TEM results shown in Additional file 1: Figure S2 indicated that cAuNP3nm and cAuNR are immobilized on GO without any aggregation or reshaping maintaining a similar core size and an aspect ratio of over 3 (~ 54 nm in length and ~ 17 nm in width), respectively. The TEM results agreed relatively well with their corresponding UV–vis spectra of their original sizes and shapes shown in Fig. 4b. The dampening of the plasmon bands of cAuNP3nm and cAuNR at ~ 520 nm was clearly not a result of any significant morphological size or shape changes.

When comparing the core sizes of the nanoparticles before and after their assembly onto GO, it is clear that the use of pre-formed nanoparticles mostly affords the retention of core size and dispersity of assembled nanoparticles without any significant change. However, very small clusters (~ 1 nm) and large colloidal nanoparticles (> 10 nm) that usually exhibit low stability alone in solution phase are also susceptible to a slight change in their morphologies after immobilization on GO. This result is confirmed by TEM analysis and the changes in their optical activity. Gold nanorods immobilized on GO avoided extensive aggregations suggesting the presence of CTAB bilayer ligands on their surfaces.

3.3 Effects of core size on coarsening of gAuNP on GO

Our previous work has shown that the presence of GO facilitates the coarsening of gAuNP3nm [24]. As shown in Table 1, large increases in the average core size of gAuNP3nm on GO took place at heating temperatures between 100 and 150 °C. The transition, however, took place between 150 and 200 °C for free standing gAuNP3nm [24]. The hypothesis was that the GO, being a flexible material, can bend and wrap around the nanoparticles and chemically interact with the ligands due to the presence of many oxygen-containing functional groups. The ligands on AuNP are then pulled away from the nanoparticle and spilled over to GO during heat treatment facilitating the coarsening of the nanoparticles.

Heat treatments of gAuNP10nm-GO and gAuNP1nm-GO were performed from 50 to 200 °C at 50 °C increments to see the effects of particle size on the heat-induced coarsening behavior of gAuNP. UV–vis spectra of gAuNP10nm-GO showed the decreased intensity and significant broadening of SP bands after the heat treatments of the hybrids at 100 °C, which is lower than the temperature required for gAuNP3nm-GO (Additional file 1: Figure S3). The transitions continued with heating at increased temperatures and quickly reached the status of film-like insoluble materials showing only small scattering effects [39,40,41]. This fast transition would likely be caused by the formation of particle aggregations upon the adsorption of gAuNP10nm on GO.

TEM results clearly indicated that the gAuNP10nm on GO undergo coarsening at the heating temperature at or above 100 °C (Fig. 5).
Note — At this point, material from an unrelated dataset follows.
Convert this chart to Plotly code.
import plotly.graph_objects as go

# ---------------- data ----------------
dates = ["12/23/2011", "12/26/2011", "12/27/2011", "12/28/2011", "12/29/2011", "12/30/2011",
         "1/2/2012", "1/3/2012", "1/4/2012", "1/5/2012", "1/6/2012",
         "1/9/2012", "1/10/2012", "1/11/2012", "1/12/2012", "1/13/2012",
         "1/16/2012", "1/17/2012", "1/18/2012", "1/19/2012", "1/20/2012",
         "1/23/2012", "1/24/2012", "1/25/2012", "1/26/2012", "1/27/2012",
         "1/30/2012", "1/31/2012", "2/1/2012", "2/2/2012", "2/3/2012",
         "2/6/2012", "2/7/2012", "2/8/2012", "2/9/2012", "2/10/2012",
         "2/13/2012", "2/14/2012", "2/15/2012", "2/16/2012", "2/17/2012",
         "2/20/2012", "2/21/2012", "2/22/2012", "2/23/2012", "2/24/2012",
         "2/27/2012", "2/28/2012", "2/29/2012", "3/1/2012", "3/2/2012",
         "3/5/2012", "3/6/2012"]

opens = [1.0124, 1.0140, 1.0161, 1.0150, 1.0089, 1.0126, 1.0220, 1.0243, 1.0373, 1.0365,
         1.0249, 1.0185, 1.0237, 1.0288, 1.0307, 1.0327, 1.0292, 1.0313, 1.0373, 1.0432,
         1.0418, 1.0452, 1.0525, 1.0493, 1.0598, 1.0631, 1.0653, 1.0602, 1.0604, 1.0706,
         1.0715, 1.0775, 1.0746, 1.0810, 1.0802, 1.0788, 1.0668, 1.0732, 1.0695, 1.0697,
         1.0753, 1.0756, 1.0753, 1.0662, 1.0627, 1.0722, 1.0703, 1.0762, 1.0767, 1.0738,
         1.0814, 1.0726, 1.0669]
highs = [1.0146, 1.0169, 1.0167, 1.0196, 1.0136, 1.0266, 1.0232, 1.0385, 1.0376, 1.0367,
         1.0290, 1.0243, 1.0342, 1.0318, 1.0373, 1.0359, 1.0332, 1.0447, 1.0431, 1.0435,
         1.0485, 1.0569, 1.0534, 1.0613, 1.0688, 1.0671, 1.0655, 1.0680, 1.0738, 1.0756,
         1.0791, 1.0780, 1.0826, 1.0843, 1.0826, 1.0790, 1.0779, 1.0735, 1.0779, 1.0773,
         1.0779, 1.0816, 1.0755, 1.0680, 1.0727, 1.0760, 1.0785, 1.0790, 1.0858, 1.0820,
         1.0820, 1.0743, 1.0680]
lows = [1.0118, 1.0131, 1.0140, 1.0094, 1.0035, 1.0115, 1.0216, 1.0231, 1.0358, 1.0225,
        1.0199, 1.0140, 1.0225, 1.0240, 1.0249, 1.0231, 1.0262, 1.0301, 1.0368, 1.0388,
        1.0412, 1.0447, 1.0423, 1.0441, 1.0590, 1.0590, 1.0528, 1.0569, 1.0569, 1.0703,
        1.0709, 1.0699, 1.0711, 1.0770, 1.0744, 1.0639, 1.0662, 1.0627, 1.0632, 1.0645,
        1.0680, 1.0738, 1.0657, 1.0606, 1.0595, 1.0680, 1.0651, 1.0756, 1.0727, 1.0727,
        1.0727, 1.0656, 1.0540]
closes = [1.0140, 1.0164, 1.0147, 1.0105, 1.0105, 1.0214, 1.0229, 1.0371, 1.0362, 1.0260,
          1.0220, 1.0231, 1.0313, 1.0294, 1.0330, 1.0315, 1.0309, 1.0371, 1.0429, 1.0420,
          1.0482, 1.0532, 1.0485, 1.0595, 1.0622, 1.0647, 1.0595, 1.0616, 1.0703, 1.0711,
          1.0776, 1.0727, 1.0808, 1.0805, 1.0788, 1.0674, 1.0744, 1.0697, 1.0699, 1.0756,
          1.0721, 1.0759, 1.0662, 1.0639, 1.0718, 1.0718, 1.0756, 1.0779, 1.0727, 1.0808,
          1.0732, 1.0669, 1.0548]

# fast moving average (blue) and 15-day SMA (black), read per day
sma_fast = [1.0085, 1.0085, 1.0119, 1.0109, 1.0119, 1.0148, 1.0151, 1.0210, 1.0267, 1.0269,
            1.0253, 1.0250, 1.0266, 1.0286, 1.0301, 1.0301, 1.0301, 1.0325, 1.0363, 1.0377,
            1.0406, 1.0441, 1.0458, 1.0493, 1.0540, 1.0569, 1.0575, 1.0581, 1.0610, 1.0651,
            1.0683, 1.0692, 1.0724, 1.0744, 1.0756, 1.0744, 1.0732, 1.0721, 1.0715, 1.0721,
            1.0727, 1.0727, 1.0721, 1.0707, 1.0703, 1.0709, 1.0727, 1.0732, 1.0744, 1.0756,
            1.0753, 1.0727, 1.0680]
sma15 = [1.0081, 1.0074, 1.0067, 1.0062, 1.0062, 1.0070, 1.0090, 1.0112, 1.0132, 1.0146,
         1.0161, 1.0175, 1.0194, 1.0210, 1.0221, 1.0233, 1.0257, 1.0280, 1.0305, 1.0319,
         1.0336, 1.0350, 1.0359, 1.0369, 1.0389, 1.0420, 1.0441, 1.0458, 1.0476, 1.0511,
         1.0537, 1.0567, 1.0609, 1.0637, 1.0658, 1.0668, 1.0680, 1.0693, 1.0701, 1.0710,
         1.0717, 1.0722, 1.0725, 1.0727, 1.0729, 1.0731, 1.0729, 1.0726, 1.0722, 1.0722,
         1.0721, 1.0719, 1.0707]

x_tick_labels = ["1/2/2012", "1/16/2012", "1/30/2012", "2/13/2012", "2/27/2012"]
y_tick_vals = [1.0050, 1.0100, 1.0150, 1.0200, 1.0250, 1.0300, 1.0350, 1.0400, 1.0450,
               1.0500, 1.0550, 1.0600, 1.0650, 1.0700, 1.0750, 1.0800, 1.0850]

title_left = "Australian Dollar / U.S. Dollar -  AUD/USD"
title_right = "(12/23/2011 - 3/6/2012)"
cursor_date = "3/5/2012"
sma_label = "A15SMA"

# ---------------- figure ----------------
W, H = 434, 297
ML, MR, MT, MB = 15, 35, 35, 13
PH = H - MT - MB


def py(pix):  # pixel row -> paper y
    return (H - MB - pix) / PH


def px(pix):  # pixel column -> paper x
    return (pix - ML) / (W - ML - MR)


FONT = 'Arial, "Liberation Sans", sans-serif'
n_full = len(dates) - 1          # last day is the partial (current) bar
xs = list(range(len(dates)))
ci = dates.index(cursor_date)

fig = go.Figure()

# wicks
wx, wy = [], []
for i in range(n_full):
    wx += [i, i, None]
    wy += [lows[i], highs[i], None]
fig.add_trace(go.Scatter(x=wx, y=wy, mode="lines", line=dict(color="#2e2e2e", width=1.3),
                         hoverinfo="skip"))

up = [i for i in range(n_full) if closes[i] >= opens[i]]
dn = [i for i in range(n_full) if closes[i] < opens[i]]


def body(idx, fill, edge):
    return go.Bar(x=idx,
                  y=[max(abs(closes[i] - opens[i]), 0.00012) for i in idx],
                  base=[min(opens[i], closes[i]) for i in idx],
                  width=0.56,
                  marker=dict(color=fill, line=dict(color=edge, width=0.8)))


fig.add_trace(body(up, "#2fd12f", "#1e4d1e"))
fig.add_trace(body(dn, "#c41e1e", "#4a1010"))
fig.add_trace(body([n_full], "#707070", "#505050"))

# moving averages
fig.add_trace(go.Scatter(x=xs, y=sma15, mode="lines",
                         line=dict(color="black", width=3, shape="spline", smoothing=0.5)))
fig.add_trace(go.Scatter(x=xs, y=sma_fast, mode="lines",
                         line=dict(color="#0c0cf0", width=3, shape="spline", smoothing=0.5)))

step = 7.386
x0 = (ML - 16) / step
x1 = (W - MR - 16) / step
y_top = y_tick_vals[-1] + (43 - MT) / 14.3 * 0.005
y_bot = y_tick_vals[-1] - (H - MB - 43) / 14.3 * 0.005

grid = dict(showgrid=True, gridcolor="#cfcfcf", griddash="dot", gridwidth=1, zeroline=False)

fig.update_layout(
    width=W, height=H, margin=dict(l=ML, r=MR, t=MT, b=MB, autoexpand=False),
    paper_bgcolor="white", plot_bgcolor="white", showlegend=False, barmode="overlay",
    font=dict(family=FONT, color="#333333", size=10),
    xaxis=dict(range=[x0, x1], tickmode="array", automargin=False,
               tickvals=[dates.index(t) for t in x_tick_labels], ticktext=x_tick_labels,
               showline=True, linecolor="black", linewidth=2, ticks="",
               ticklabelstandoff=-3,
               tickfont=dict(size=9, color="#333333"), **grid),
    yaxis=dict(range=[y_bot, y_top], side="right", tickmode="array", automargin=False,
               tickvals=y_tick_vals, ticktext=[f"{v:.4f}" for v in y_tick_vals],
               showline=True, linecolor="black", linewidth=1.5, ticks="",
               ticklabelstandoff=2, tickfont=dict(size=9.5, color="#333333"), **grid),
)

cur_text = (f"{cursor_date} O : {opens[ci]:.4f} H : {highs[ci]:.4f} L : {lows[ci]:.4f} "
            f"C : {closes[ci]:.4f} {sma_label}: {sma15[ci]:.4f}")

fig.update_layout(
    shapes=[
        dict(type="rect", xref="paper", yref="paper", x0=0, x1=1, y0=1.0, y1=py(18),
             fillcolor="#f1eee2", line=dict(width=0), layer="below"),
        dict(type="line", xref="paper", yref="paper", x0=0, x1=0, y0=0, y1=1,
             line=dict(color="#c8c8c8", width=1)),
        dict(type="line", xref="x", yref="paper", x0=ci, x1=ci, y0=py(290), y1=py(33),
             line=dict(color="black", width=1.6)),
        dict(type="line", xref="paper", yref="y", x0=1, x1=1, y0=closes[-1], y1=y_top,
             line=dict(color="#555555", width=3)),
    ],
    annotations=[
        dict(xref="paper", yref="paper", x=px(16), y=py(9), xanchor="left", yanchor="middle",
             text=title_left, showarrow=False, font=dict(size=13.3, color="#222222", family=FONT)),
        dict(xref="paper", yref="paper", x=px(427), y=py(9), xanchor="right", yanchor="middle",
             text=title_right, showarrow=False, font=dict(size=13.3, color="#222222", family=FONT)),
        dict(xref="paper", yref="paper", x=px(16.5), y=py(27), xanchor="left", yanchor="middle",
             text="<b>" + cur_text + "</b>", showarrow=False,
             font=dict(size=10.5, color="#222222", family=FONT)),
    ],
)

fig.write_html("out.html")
After heat treatment at 100 °C (Fig. 8, 100 °C), particles are more aggregated with a few particles slightly merging together. After the heat treatment at 150 and 200 °C (Fig. 8, 150 °C, 200 °C), it is clearly visible from TEM images that the particles are coarsening. Table 1 summarizes the changes in the particle size of the heated gAuNP10nm on GO. A large increase in the average core size of gAuNP10nm was observed from 100 to 150 °C suggesting the overall transitions are similar to that of gAuNP3nm on GO and relatively in good agreement with both UV–vis results shown in Additional file 1: Figure S3 and those of gAuNP3nm-GO hybrids shown previously (Table 1).

Fig. 5
figure 5

TEM images (scale bars = 100 nm) and size distribution of gAuNP10nm-GO heated at 50, 100, 150, and 200 °C

UV–vis spectra of gAuNP1nm-GO (Additional file 1: Figure S4) show that the transition is gradually taking place throughout the heating temperature between 50 and 200 °C with decreasing intensity of spectra. The film-like spectral feature has appeared after heat treatments at 200 °C. This overall transition after heat treatment resembles quite similarly to that of gAuNP10nm-GO as shown above. The presence of small SP bands of gold is apparent for gAuNP1nm-GO after heating at 50 °C, which indicates some aggregation and coarsening of nanoparticles to slightly larger nanoparticles (~ 1.5–2.5 nm). The absence of any strong SP bands after heating at high temperature, however, indicates that the significant coarsening of gAuNP1nm on GO to larger (> 3 nm) particles did not take place.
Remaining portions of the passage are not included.